The circle below has a radius of 6 cm and point C is moving clockwise around the circle. Assume that point B is moving away from point A at a rate of 2 cm/sec. i.e. x is increasing at a rate of 2 cm/sec. At this moment, assume θ is pi/3 radians.

a. What is the instantaneous rate of change of θ at this moment. i.e. how fast is θ decreasing at this moment?

b. Also, at this moment, is θ decreasing faster or slower?  By how much?

Student X

At any particular instant, let's focus on the right angled triangle ABC where AB= x units and angle CAB = θ, where both x and θ vary with time. 

A relationship can be formed between x and theta, which is x = 6 cos θ 

Differentiating both sides wrt y gives 

dx/dt = -6 sin θ*dθ/dt -------(1) 

Substituting dx/dt =2 cm/s, θ = π/3,  

instantaneous rate of change of θ at this moment = dθ/dt = 2 ÷ [ -6 *sqrt(3) /2 ] =-0.385 rad/s (shown)

Since x increases at a constant rate of 2cm/s, its second order derivative wrt time is zero, ie d^2 x/dt^2 = 0 cm/s^2 

Differentiating (1) on both sides wrt t once again,  

d^2 x/dt^2 = -6 [ cosθ *( dθ/dt)^2 + sinθ * (d^2 θ/dt^2 )]  (Be mindful of how the product rule is employed in the RHS) 

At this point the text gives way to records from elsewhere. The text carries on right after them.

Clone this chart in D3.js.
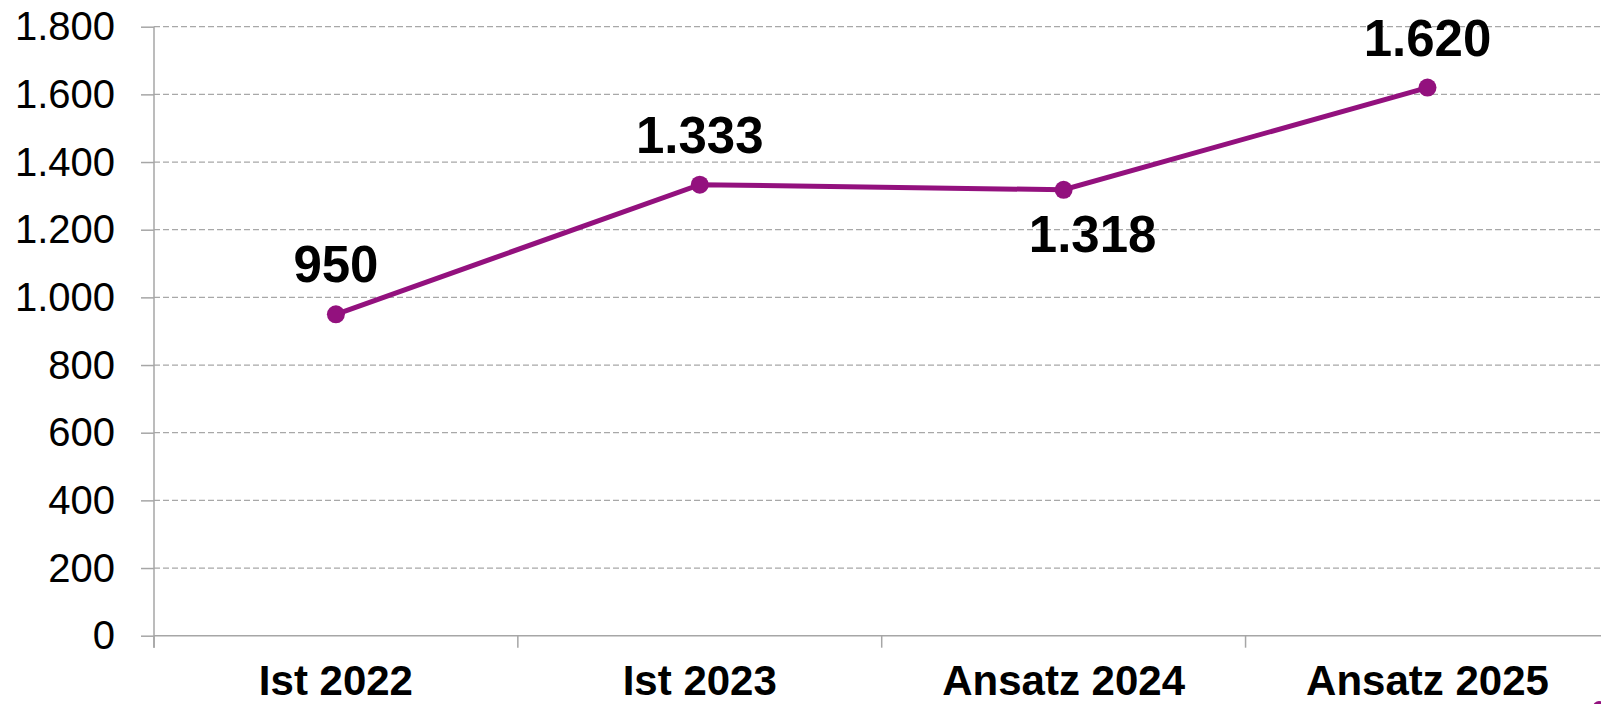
<!DOCTYPE html>
<html>
<head>
<meta charset="utf-8">
<script src="https://cdn.jsdelivr.net/npm/d3@7"></script>
<style>
  html, body { margin: 0; padding: 0; background: #fff; overflow: hidden; }
  svg { display: block; }
  text { font-family: "Liberation Sans", Arial, sans-serif; }
</style>
</head>
<body>
<script>
const categories = ["Ist 2022", "Ist 2023", "Ansatz 2024", "Ansatz 2025"];
const values = [950, 1333, 1318, 1620];
const valueLabels = ["950", "1.333", "1.318", "1.620"];
const labelBelow = [false, false, true, false];
const yTicks = [0, 200, 400, 600, 800, 1000, 1200, 1400, 1600, 1800];

const W = 1601, H = 704;
const svg = d3.select("body").append("svg").attr("width", W).attr("height", H);

const x0 = 154, y0 = 635.7, yTop = 26.7, band = 363.85;
const x = d3.scaleBand().domain(categories).range([x0, x0 + band * categories.length]).padding(0);
const y = d3.scaleLinear().domain([0, 1800]).range([y0, yTop]);
const fmt = v => v >= 1000 ? d3.format(",")(v).replace(/,/g, ".") : String(v);

const axisColor = "#a6a6a6";

// gridlines
svg.append("g").selectAll("line").data(yTicks.filter(d => d > 0)).join("line")
  .attr("x1", x0).attr("x2", W)
  .attr("y1", d => y(d)).attr("y2", d => y(d))
  .attr("stroke", "#a8a8a8").attr("stroke-width", 1.3)
  .attr("stroke-dasharray", "6,3");

// y axis
const yAxis = d3.axisLeft(y).tickValues(yTicks).tickSize(13).tickPadding(26).tickFormat(fmt);
const gy = svg.append("g").attr("transform", `translate(${x0},0)`).call(yAxis);
gy.select(".domain").remove();
gy.selectAll(".tick line").attr("stroke", axisColor).attr("stroke-width", 1.5);
gy.selectAll(".tick text").attr("font-size", 40).attr("fill", "#000")
  .attr("font-family", "'Liberation Sans', Arial, sans-serif").attr("dy", "0.33em");
svg.append("line").attr("x1", x0).attr("x2", x0).attr("y1", yTop).attr("y2", y0 + 12)
  .attr("stroke", axisColor).attr("stroke-width", 1.5);

// x axis
svg.append("line").attr("x1", x0).attr("x2", W).attr("y1", y0).attr("y2", y0)
  .attr("stroke", axisColor).attr("stroke-width", 1.5);
const xTickPos = categories.map(c => x(c)).concat([x(categories[categories.length - 1]) + x.bandwidth()]);
svg.append("g").selectAll("line").data(xTickPos).join("line")
  .attr("x1", d => d).attr("x2", d => d).attr("y1", y0).attr("y2", y0 + 12)
  .attr("stroke", axisColor).attr("stroke-width", 1.5);
svg.append("g").selectAll("text").data(categories).join("text")
  .attr("x", d => x(d) + x.bandwidth() / 2).attr("y", 694.5)
  .attr("text-anchor", "middle").attr("font-size", 42).attr("font-weight", "bold")
  .attr("fill", "#000").text(d => d);

// line
const cx = (d, i) => x(categories[i]) + x.bandwidth() / 2;
const line = d3.line().x((d, i) => cx(d, i)).y(d => y(d));
const lineColor = "#93117e";
svg.append("path").datum(values).attr("d", line)
  .attr("fill", "none").attr("stroke", lineColor).attr("stroke-width", 5);
svg.append("g").selectAll("circle").data(values).join("circle")
  .attr("cx", cx).attr("cy", d => y(d)).attr("r", 9).attr("fill", lineColor);

// value labels
svg.append("g").selectAll("text").data(values).join("text")
  .attr("x", (d, i) => cx(d, i) + (labelBelow[i] ? 29 : 0))
  .attr("y", (d, i) => labelBelow[i] ? y(d) + 62 : y(d) - 32)
  .attr("text-anchor", "middle").attr("font-size", 51).attr("font-weight", "bold")
  .attr("fill", "#000").text((d, i) => valueLabels[i]);

// cropped purple fragment at bottom right edge
svg.append("circle").attr("cx", 1599).attr("cy", 707).attr("r", 6).attr("fill", lineColor);
</script>
</body>
</html>
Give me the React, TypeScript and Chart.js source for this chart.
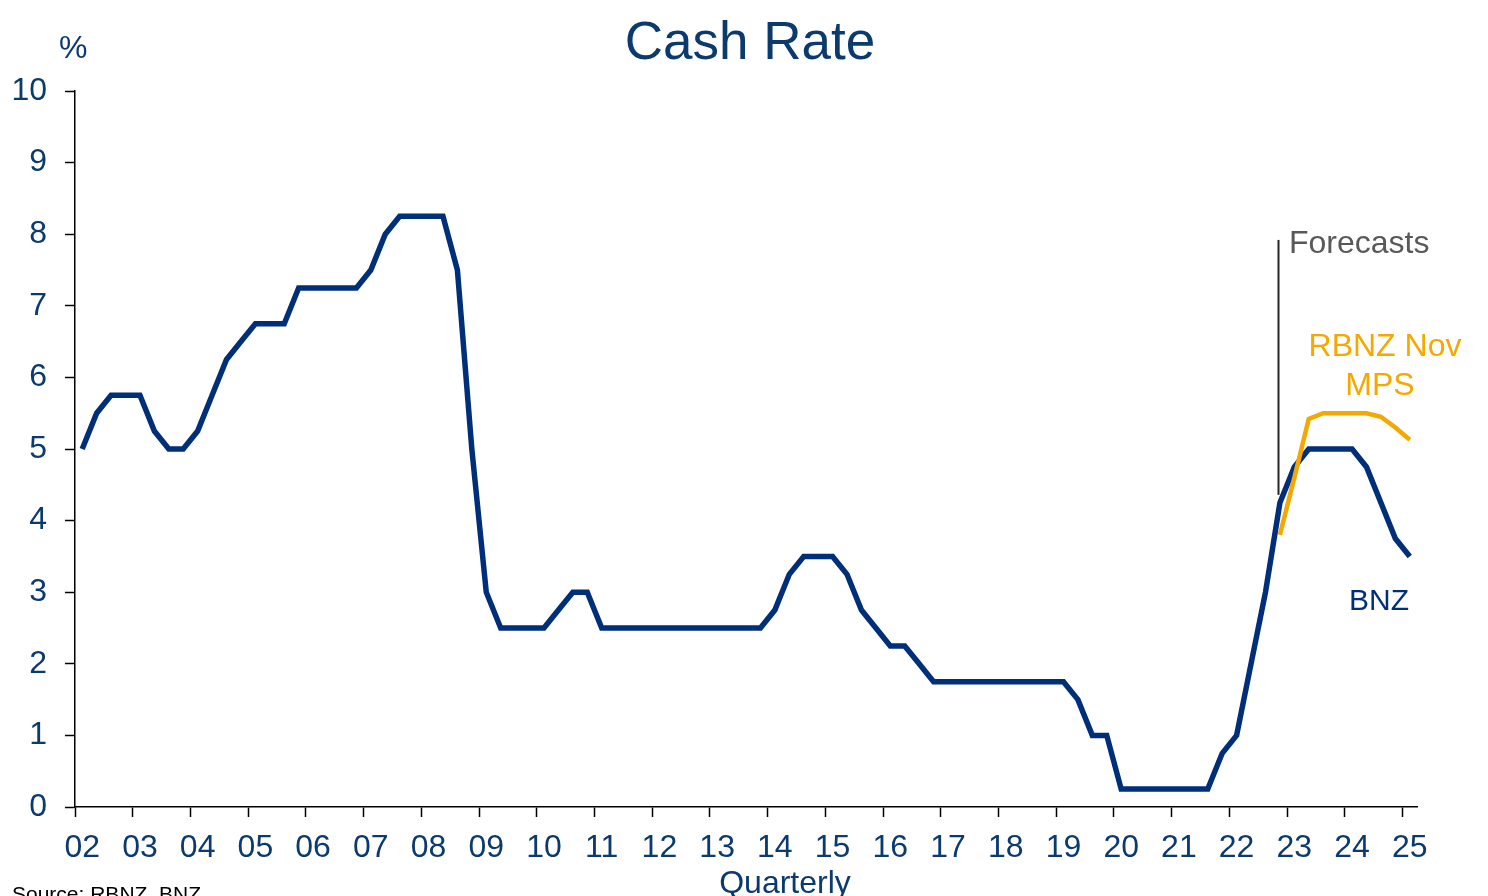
import React, { useEffect, useRef } from 'react';
import { Chart, registerables } from 'chart.js';

Chart.register(...registerables);

// Year tick labels (one per year, shown at each Q1)
const yearLabels = ['02', '03', '04', '05', '06', '07', '08', '09', '10', '11', '12', '13', '14', '15', '16', '17', '18', '19', '20', '21', '22', '23', '24', '25'];
const quarterNames = ['Q1', 'Q2', 'Q3', 'Q4'];

// BNZ cash rate history + forecast, quarterly 2002Q1 .. 2025Q1
const bnzRate = [
  5.0, 5.5, 5.75, 5.75, // 2002
  5.75, 5.25, 5.0, 5.0, // 2003
  5.25, 5.75, 6.25, 6.5, // 2004
  6.75, 6.75, 6.75, 7.25, // 2005
  7.25, 7.25, 7.25, 7.25, // 2006
  7.5, 8.0, 8.25, 8.25, // 2007
  8.25, 8.25, 7.5, 5.0, // 2008
  3.0, 2.5, 2.5, 2.5, // 2009
  2.5, 2.75, 3.0, 3.0, // 2010
  2.5, 2.5, 2.5, 2.5, // 2011
  2.5, 2.5, 2.5, 2.5, // 2012
  2.5, 2.5, 2.5, 2.5, // 2013
  2.75, 3.25, 3.5, 3.5, // 2014
  3.5, 3.25, 2.75, 2.5, // 2015
  2.25, 2.25, 2.0, 1.75, // 2016
  1.75, 1.75, 1.75, 1.75, // 2017
  1.75, 1.75, 1.75, 1.75, // 2018
  1.75, 1.5, 1.0, 1.0, // 2019
  0.25, 0.25, 0.25, 0.25, // 2020
  0.25, 0.25, 0.25, 0.75, // 2021
  1.0, 2.0, 3.0, 4.25, // 2022
  4.75, 5.0, 5.0, 5.0, // 2023
  5.0, 4.75, 4.25, 3.75, // 2024
  3.5, // 2025
];

// RBNZ November MPS track, 2022Q4 .. 2025Q1
const rbnzStartIndex = 83;
const rbnzNovMps = [3.8, 4.6, 5.42, 5.5, 5.5, 5.5, 5.5, 5.45, 5.3, 5.13];

// Forecast marker
const forecastIndex = 83;
const forecastLineFrom = 7.92;
const forecastLineTo = 4.36;

const yTicks = [0, 1, 2, 3, 4, 5, 6, 7, 8, 9, 10];

const categories: string[] = [];
yearLabels.forEach((y, yi) => {
  quarterNames.forEach((q, qi) => {
    if (yi < yearLabels.length - 1 || qi === 0) categories.push(`${q} ${y}`);
  });
});

const rbnzSeries: (number | null)[] = categories.map((_, i) =>
  i >= rbnzStartIndex && i - rbnzStartIndex < rbnzNovMps.length ? rbnzNovMps[i - rbnzStartIndex] : null
);

const FONT = "'Liberation Sans', Arial, Helvetica, sans-serif";
const NAVY_TEXT = '#0B3A6E';
const NAVY_LINE = '#002F7A';
const ORANGE = '#F5A800';
const GREY_TEXT = '#595959';

const annotationPlugin = {
  id: 'annotations',
  afterDraw(chart: any) {
    const { ctx } = chart;
    const xs = chart.scales.x;
    const ys = chart.scales.y;
    ctx.save();
    // Forecast vertical line
    const fx = Math.round(xs.getPixelForValue(forecastIndex) - 1.5) + 0.5;
    ctx.strokeStyle = '#262626';
    ctx.lineWidth = 2;
    ctx.beginPath();
    ctx.moveTo(fx, ys.getPixelForValue(forecastLineFrom));
    ctx.lineTo(fx, ys.getPixelForValue(forecastLineTo));
    ctx.stroke();

    ctx.textBaseline = 'alphabetic';
    // Title
    ctx.fillStyle = NAVY_TEXT;
    ctx.font = `53px ${FONT}`;
    ctx.textAlign = 'center';
    ctx.fillText('Cash Rate', 750, 59);
    // % unit
    ctx.font = `32px ${FONT}`;
    ctx.textAlign = 'left';
    ctx.fillText('%', 59, 58);
    // Forecasts
    ctx.fillStyle = GREY_TEXT;
    ctx.font = `32px ${FONT}`;
    ctx.fillText('Forecasts', 1289, 253);
    // RBNZ label
    ctx.fillStyle = ORANGE;
    ctx.textAlign = 'center';
    ctx.fillText('RBNZ Nov', 1385, 356);
    ctx.fillText('MPS', 1380, 395);
    // BNZ label
    ctx.fillStyle = NAVY_LINE;
    ctx.font = `30px ${FONT}`;
    ctx.fillText('BNZ', 1379, 610);
    // Axis title
    ctx.fillStyle = NAVY_TEXT;
    ctx.font = `32px ${FONT}`;
    ctx.fillText('Quarterly', 785, 893);
    // Source
    ctx.fillStyle = '#000';
    ctx.font = `21px ${FONT}`;
    ctx.textAlign = 'left';
    ctx.fillText('Source: RBNZ, BNZ', 12, 901);
    ctx.restore();
  },
};

export default function App() {
  const canvasRef = useRef<HTMLCanvasElement | null>(null);

  useEffect(() => {
    document.body.style.margin = '0';
    const canvas = canvasRef.current;
    if (!canvas) return;
    const tickColor = (c: any) =>
      typeof c.index === 'number' && c.index % 4 === 0 ? '#000' : 'rgba(0,0,0,0)';
    const chart = new Chart(canvas, {
      type: 'line',
      data: {
        labels: categories,
        datasets: [
          {
            label: 'RBNZ Nov MPS',
            data: rbnzSeries,
            borderColor: ORANGE,
            backgroundColor: ORANGE,
            borderWidth: 4.5,
            pointRadius: 0,
            tension: 0,
            spanGaps: false,
          },
          {
            label: 'BNZ',
            data: bnzRate,
            borderColor: NAVY_LINE,
            backgroundColor: NAVY_LINE,
            borderWidth: 5.5,
            pointRadius: 0,
            tension: 0,
          },
        ],
      },
      options: {
        responsive: false,
        animation: false,
        devicePixelRatio: 1,
        layout: { padding: { left: 0, right: 71, top: 91, bottom: 0 } },
        plugins: {
          legend: { display: false },
          tooltip: { enabled: false },
          title: { display: false },
        },
        scales: {
          x: {
            type: 'category',
            offset: true,
            grid: {
              offset: true,
              drawOnChartArea: false,
              tickLength: 10,
              color: tickColor,
              tickColor: tickColor,
              tickWidth: 1.5,
            },
            border: { color: '#000', width: 1.5 },
            ticks: {
              autoSkip: false,
              maxRotation: 0,
              minRotation: 0,
              padding: 12,
              color: NAVY_TEXT,
              font: { family: FONT, size: 32 },
              callback: (_v: any, i: number) => (i % 4 === 0 ? yearLabels[i / 4] : ''),
            },
            afterFit: (s: any) => {
              s.height = 89;
            },
          },
          y: {
            min: yTicks[0],
            max: yTicks[yTicks.length - 1],
            afterBuildTicks: (s: any) => {
              s.ticks = yTicks.map((v) => ({ value: v }));
            },
            ticks: {
              padding: 18,
              color: NAVY_TEXT,
              font: { family: FONT, size: 32 },
            },
            grid: {
              drawOnChartArea: false,
              tickLength: 10,
              color: '#000',
              tickWidth: 1.5,
            },
            border: { color: '#000', width: 1.5 },
            afterFit: (s: any) => {
              s.width = 75;
            },
          },
        },
      },
      plugins: [annotationPlugin],
    } as any);
    return () => chart.destroy();
  }, []);

  return (
    <div style={{ position: 'absolute', left: 0, top: 0, width: 1488, height: 896, background: '#fff' }}>
      <canvas ref={canvasRef} width={1488} height={896} style={{ display: 'block', width: 1488, height: 896 }} />
    </div>
  );
}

Substituting d^2 x/dt^2 = 0 cm/s^2, θ = π/3  and  dθ/dt = -0.385 rad/s,  

-6 [ cos(π/3) *( -0.385)^2 + sin(π/3) * (d^2 θ/dt^2 )] =0

Solving gives d^2 θ/dt^2 = -0.0856 rad/s^2  

Hence, at this moment, θ is decreasing slower (because of the negative sign) by 0.0856 rad/s. (shown) 

 Hope this helps. Peace.

Best Regards,

Mr Koh